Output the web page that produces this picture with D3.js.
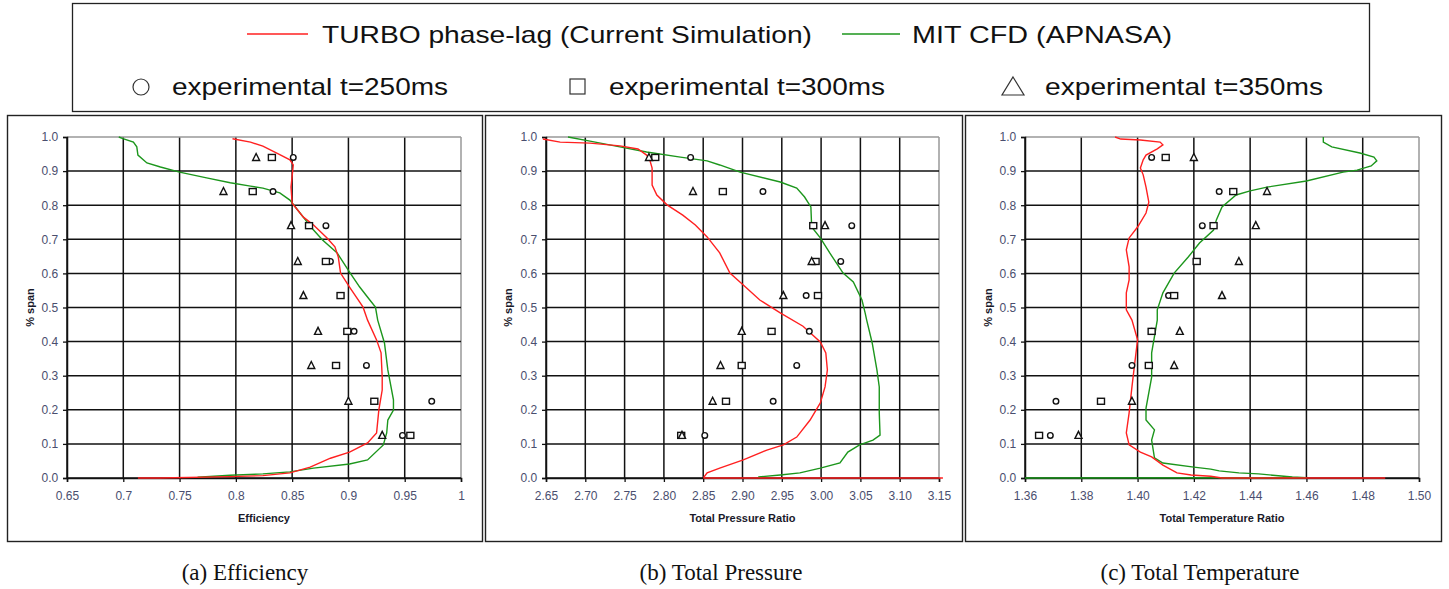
<!DOCTYPE html>
<html>
<head>
<meta charset="utf-8">
<script src="https://cdn.jsdelivr.net/npm/d3@7"></script>
<style>
  body { margin: 0; background: #fff; }
  svg { display: block; }
</style>
</head>
<body>
<svg width="1449" height="589"></svg>
<script>
// experimental span stations (shared by all three panels)
var spanExp = [0.94, 0.84, 0.74, 0.635, 0.535, 0.43, 0.33, 0.225, 0.125];

// (a) efficiency
var eff250 = [0.851, 0.833, 0.880, 0.884, 0.893, 0.905, 0.916, 0.974, 0.948];
var eff300 = [0.832, 0.815, 0.865, 0.880, 0.893, 0.899, 0.889, 0.923, 0.955];
var eff350 = [0.818, 0.789, 0.849, 0.855, 0.860, 0.873, 0.867, 0.900, 0.930];
var effTurbo = [[0.797,0.995],[0.813,0.985],[0.824,0.973],[0.839,0.948],[0.848,0.933],[0.851,0.918],
  [0.849,0.853],[0.850,0.806],[0.860,0.765],[0.869,0.742],[0.881,0.704],[0.888,0.678],[0.891,0.648],
  [0.893,0.601],[0.901,0.560],[0.913,0.501],[0.917,0.463],[0.925,0.405],[0.929,0.367],[0.930,0.296],
  [0.930,0.258],[0.927,0.199],[0.925,0.132],[0.917,0.103],[0.901,0.076],[0.884,0.058],[0.866,0.032],
  [0.848,0.015],[0.824,0.007],[0.795,0.004],[0.733,0.0],[0.713,0.0]];
var effMit = [[0.696,1.0],[0.701,0.994],[0.709,0.985],[0.712,0.971],[0.713,0.947],[0.721,0.924],
  [0.733,0.912],[0.750,0.897],[0.774,0.880],[0.795,0.866],[0.813,0.856],[0.824,0.850],[0.839,0.836],
  [0.848,0.815],[0.857,0.777],[0.869,0.727],[0.877,0.698],[0.890,0.660],[0.901,0.604],[0.910,0.560],
  [0.919,0.522],[0.924,0.501],[0.926,0.463],[0.932,0.396],[0.935,0.317],[0.940,0.229],[0.940,0.199],
  [0.935,0.170],[0.934,0.132],[0.931,0.097],[0.917,0.053],[0.901,0.041],[0.869,0.029],[0.848,0.018],
  [0.824,0.012],[0.795,0.008],[0.766,0.002]];

// (b) total pressure ratio
var pr250 = [2.834, 2.926, 3.039, 3.025, 2.981, 2.985, 2.969, 2.939, 2.852];
var pr300 = [2.789, 2.875, 2.990, 2.993, 2.996, 2.937, 2.899, 2.879, 2.822];
var pr350 = [2.781, 2.837, 3.005, 2.988, 2.952, 2.899, 2.872, 2.862, 2.823];
var prTurbo = [[2.646,0.994],[2.668,0.985],[2.706,0.982],[2.744,0.974],[2.767,0.965],[2.778,0.947],
  [2.782,0.933],[2.785,0.909],[2.785,0.859],[2.791,0.830],[2.804,0.801],[2.824,0.771],[2.840,0.742],
  [2.855,0.707],[2.871,0.660],[2.884,0.601],[2.901,0.566],[2.922,0.522],[2.948,0.484],[2.977,0.445],
  [2.999,0.399],[3.006,0.367],[3.008,0.317],[3.005,0.267],[2.999,0.220],[2.986,0.170],[2.969,0.120],
  [2.952,0.097],[2.931,0.082],[2.901,0.053],[2.871,0.029],[2.855,0.015],[2.851,0.003],[2.851,0.0],[3.155,0.0]];
var prMit = [[2.678,1.0],[2.706,0.988],[2.744,0.971],[2.778,0.956],[2.821,0.941],[2.855,0.930],
  [2.871,0.918],[2.897,0.897],[2.948,0.868],[2.969,0.850],[2.979,0.824],[2.987,0.795],[2.988,0.736],
  [2.999,0.704],[3.011,0.660],[3.028,0.601],[3.041,0.575],[3.052,0.522],[3.056,0.484],[3.058,0.463],
  [3.065,0.396],[3.071,0.317],[3.074,0.267],[3.074,0.191],[3.075,0.126],[3.066,0.111],[3.049,0.097],
  [3.034,0.076],[3.024,0.044],[2.999,0.029],[2.973,0.015],[2.948,0.009],[2.920,0.003]];

// (c) total temperature ratio
var tr250 = [1.405, 1.429, 1.423, 1.421, 1.411, 1.405, 1.398, 1.371, 1.369];
var tr300 = [1.410, 1.434, 1.427, 1.421, 1.413, 1.405, 1.404, 1.387, 1.365];
var tr350 = [1.420, 1.446, 1.442, 1.436, 1.430, 1.415, 1.413, 1.398, 1.379];
var trTurbo = [[1.392,1.0],[1.394,0.994],[1.401,0.991],[1.408,0.985],[1.409,0.977],[1.407,0.965],
  [1.403,0.947],[1.402,0.933],[1.401,0.909],[1.402,0.889],[1.403,0.853],[1.404,0.809],[1.403,0.777],
  [1.400,0.736],[1.397,0.704],[1.396,0.669],[1.397,0.619],[1.397,0.581],[1.396,0.543],[1.396,0.493],
  [1.398,0.463],[1.400,0.405],[1.399,0.337],[1.398,0.267],[1.397,0.191],[1.396,0.132],[1.397,0.097],
  [1.401,0.076],[1.405,0.062],[1.409,0.038],[1.414,0.015],[1.419,0.009],[1.426,0.005],[1.430,0.0],[1.488,0.0]];
var trMit = [[1.466,1.0],[1.466,0.985],[1.469,0.971],[1.479,0.953],[1.484,0.941],[1.485,0.930],
  [1.483,0.915],[1.478,0.903],[1.473,0.897],[1.460,0.871],[1.446,0.853],[1.440,0.842],[1.435,0.830],
  [1.430,0.795],[1.428,0.757],[1.427,0.727],[1.422,0.689],[1.418,0.648],[1.413,0.601],[1.409,0.543],
  [1.407,0.493],[1.407,0.463],[1.405,0.367],[1.405,0.296],[1.403,0.205],[1.403,0.170],[1.406,0.141],
  [1.405,0.111],[1.406,0.059],[1.409,0.044],[1.420,0.032],[1.426,0.026],[1.429,0.021],[1.436,0.015],
  [1.443,0.012],[1.451,0.006],[1.455,0.003],[1.460,0.001],[1.360,0.0]];

// tick labels
var spanTicks = [0, 0.1, 0.2, 0.3, 0.4, 0.5, 0.6, 0.7, 0.8, 0.9, 1.0];
var effTicks = [0.65, 0.7, 0.75, 0.8, 0.85, 0.9, 0.95, 1];
var prTicks = [2.65, 2.70, 2.75, 2.80, 2.85, 2.90, 2.95, 3.00, 3.05, 3.10, 3.15];
var trTicks = [1.36, 1.38, 1.40, 1.42, 1.44, 1.46, 1.48, 1.50];

var svg = d3.select('svg');
var red = '#ff2020';
var green = '#1c961c';

// ---------- legend ----------
var leg = svg.append('g');
leg.append('rect').attr('x', 72.5).attr('y', 3.5).attr('width', 1297).attr('height', 108)
  .attr('fill', 'none').attr('stroke', '#222').attr('stroke-width', 1.3);
leg.append('line').attr('x1', 247).attr('x2', 308).attr('y1', 34).attr('y2', 34)
  .attr('stroke', red).attr('stroke-width', 1.5);
leg.append('text').attr('x', 322).attr('y', 43).attr('textLength', 490).text('TURBO phase-lag (Current Simulation)');
leg.append('line').attr('x1', 842).attr('x2', 900).attr('y1', 34).attr('y2', 34)
  .attr('stroke', green).attr('stroke-width', 1.5);
leg.append('text').attr('x', 912).attr('y', 43).attr('textLength', 260).text('MIT CFD (APNASA)');
leg.append('circle').attr('cx', 141).attr('cy', 87).attr('r', 8)
  .attr('fill', 'none').attr('stroke', '#333').attr('stroke-width', 1.2);
leg.append('text').attr('x', 172).attr('y', 95).attr('textLength', 276).text('experimental t=250ms');
leg.append('rect').attr('x', 570).attr('y', 79).attr('width', 15).attr('height', 15)
  .attr('fill', 'none').attr('stroke', '#333').attr('stroke-width', 1.2);
leg.append('text').attr('x', 609).attr('y', 95).attr('textLength', 276).text('experimental t=300ms');
leg.append('path').attr('d', 'M1013,77 L1024,95 L1002,95 Z')
  .attr('fill', 'none').attr('stroke', '#333').attr('stroke-width', 1.2);
leg.append('text').attr('x', 1045).attr('y', 95).attr('textLength', 278).text('experimental t=350ms');
leg.selectAll('text').attr('font-family', 'Liberation Sans, Arial, sans-serif')
  .attr('font-size', 24).attr('lengthAdjust', 'spacingAndGlyphs').attr('fill', '#111');

// ---------- panels ----------
var panels = [
  { box: [7, 482], plot: [67, 461], dom: [0.65, 1.0], ticks: effTicks, fmt: d3.format('~g'),
    title: 'Efficiency', caption: '(a) Efficiency', capX: 245,
    turbo: effTurbo, mit: effMit, e250: eff250, e300: eff300, e350: eff350 },
  { box: [485, 962], plot: [546, 939], dom: [2.65, 3.15], ticks: prTicks, fmt: d3.format('.2f'),
    title: 'Total Pressure Ratio', caption: '(b) Total Pressure', capX: 721,
    turbo: prTurbo, mit: prMit, e250: pr250, e300: pr300, e350: pr350 },
  { box: [965, 1441], plot: [1025, 1419], dom: [1.36, 1.50], ticks: trTicks, fmt: d3.format('.2f'),
    title: 'Total Temperature Ratio', caption: '(c) Total Temperature', capX: 1200,
    turbo: trTurbo, mit: trMit, e250: tr250, e300: tr300, e350: tr350 }
];

var y = d3.scaleLinear().domain([0, 1]).range([478, 137]);

panels.forEach(function(p) {
  var g = svg.append('g');
  var x = d3.scaleLinear().domain(p.dom).range(p.plot);

  // outer box
  g.append('rect').attr('x', p.box[0] + 0.5).attr('y', 115.5)
    .attr('width', p.box[1] - p.box[0]).attr('height', 426)
    .attr('fill', 'none').attr('stroke', '#222').attr('stroke-width', 1.4);

  // grid
  g.selectAll('.vg').data(p.ticks).enter().append('line')
    .attr('x1', function(d) { return x(d); }).attr('x2', function(d) { return x(d); })
    .attr('y1', y(0)).attr('y2', y(1))
    .attr('stroke', function(d, i) { return i === p.ticks.length - 1 ? '#999' : '#111'; })
    .attr('stroke-width', 1.5);
  g.selectAll('.hg').data(spanTicks).enter().append('line')
    .attr('x1', p.plot[0]).attr('x2', p.plot[1])
    .attr('y1', function(d) { return y(d); }).attr('y2', function(d) { return y(d); })
    .attr('stroke', function(d) { return d === 1 ? '#999' : '#111'; })
    .attr('stroke-width', 1.5);

  // axes
  var xa = g.append('g').attr('transform', 'translate(0,' + y(0) + ')')
    .call(d3.axisBottom(x).tickValues(p.ticks).tickFormat(p.fmt).tickSizeOuter(0).tickSize(4));
  var ya = g.append('g').attr('transform', 'translate(' + p.plot[0] + ',0)')
    .call(d3.axisLeft(y).tickValues(spanTicks).tickFormat(d3.format('.1f')).tickSizeOuter(0).tickSize(4));
  [xa, ya].forEach(function(a) {
    a.select('.domain').attr('stroke', '#111').attr('stroke-width', 1.5);
    a.selectAll('.tick line').attr('stroke', '#111').attr('stroke-width', 1.3);
    a.selectAll('text').attr('font-family', 'Liberation Sans, Arial, sans-serif')
      .attr('font-size', 12).attr('fill', '#4a4e6e');
  });
  xa.selectAll('text').attr('dy', '1.25em');
  ya.selectAll('text').attr('dx', '-0.15em');

  // axis titles
  g.append('text').attr('x', (p.plot[0] + p.plot[1]) / 2).attr('y', 522)
    .attr('text-anchor', 'middle').text(p.title);
  g.append('text').attr('text-anchor', 'middle').text('% span')
    .attr('transform', 'translate(' + (p.box[0] + 27) + ',' + ((y(0) + y(1)) / 2) + ') rotate(-90)');
  g.selectAll(':scope > text').attr('font-family', 'Liberation Sans, Arial, sans-serif')
    .attr('font-size', 11).attr('font-weight', 'bold').attr('fill', '#1a1a2a');

  // lines
  var line = d3.line().x(function(d) { return x(d[0]); }).y(function(d) { return y(d[1]); });
  g.append('path').datum(p.mit).attr('d', line).attr('fill', 'none')
    .attr('stroke', green).attr('stroke-width', 1.4);
  g.append('path').datum(p.turbo).attr('d', line).attr('fill', 'none')
    .attr('stroke', red).attr('stroke-width', 1.4);

  // experimental markers
  var mk = g.append('g').attr('fill', 'white').attr('stroke', '#111').attr('stroke-width', 1.4);
  mk.selectAll('.c').data(p.e250).enter().append('circle')
    .attr('cx', function(d) { return x(d); })
    .attr('cy', function(d, i) { return y(spanExp[i]); })
    .attr('r', 2.8);
  mk.selectAll('.s').data(p.e300).enter().append('rect')
    .attr('x', function(d) { return x(d) - 3.5; })
    .attr('y', function(d, i) { return y(spanExp[i]) - 3; })
    .attr('width', 7).attr('height', 6);
  mk.selectAll('.t').data(p.e350).enter().append('path')
    .attr('d', function(d, i) {
      var cx = x(d), cy = y(spanExp[i]);
      return 'M' + cx + ',' + (cy - 4) + ' L' + (cx + 3.5) + ',' + (cy + 3) + ' L' + (cx - 3.5) + ',' + (cy + 3) + ' Z';
    });

  // caption
  svg.append('text').attr('x', p.capX).attr('y', 580)
    .attr('text-anchor', 'middle').attr('font-family', 'Liberation Serif, Times New Roman, serif')
    .attr('font-size', 23).attr('fill', '#111').text(p.caption);
});
</script>
</body>
</html>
:::
Skip the pictures and restate exactly the lines from the beginning of the listing to the line with "0.33, 0.225, 0.125];", that line included.

### Final result
Output the web page that produces this picture with D3.js.
<!DOCTYPE html>
<html>
<head>
<meta charset="utf-8">
<script src="https://cdn.jsdelivr.net/npm/d3@7"></script>
<style>
  body { margin: 0; background: #fff; }
  svg { display: block; }
</style>
</head>
<body>
<svg width="1449" height="589"></svg>
<script>
// experimental span stations (shared by all three panels)
var spanExp = [0.94, 0.84, 0.74, 0.635, 0.535, 0.43, 0.33, 0.225, 0.125];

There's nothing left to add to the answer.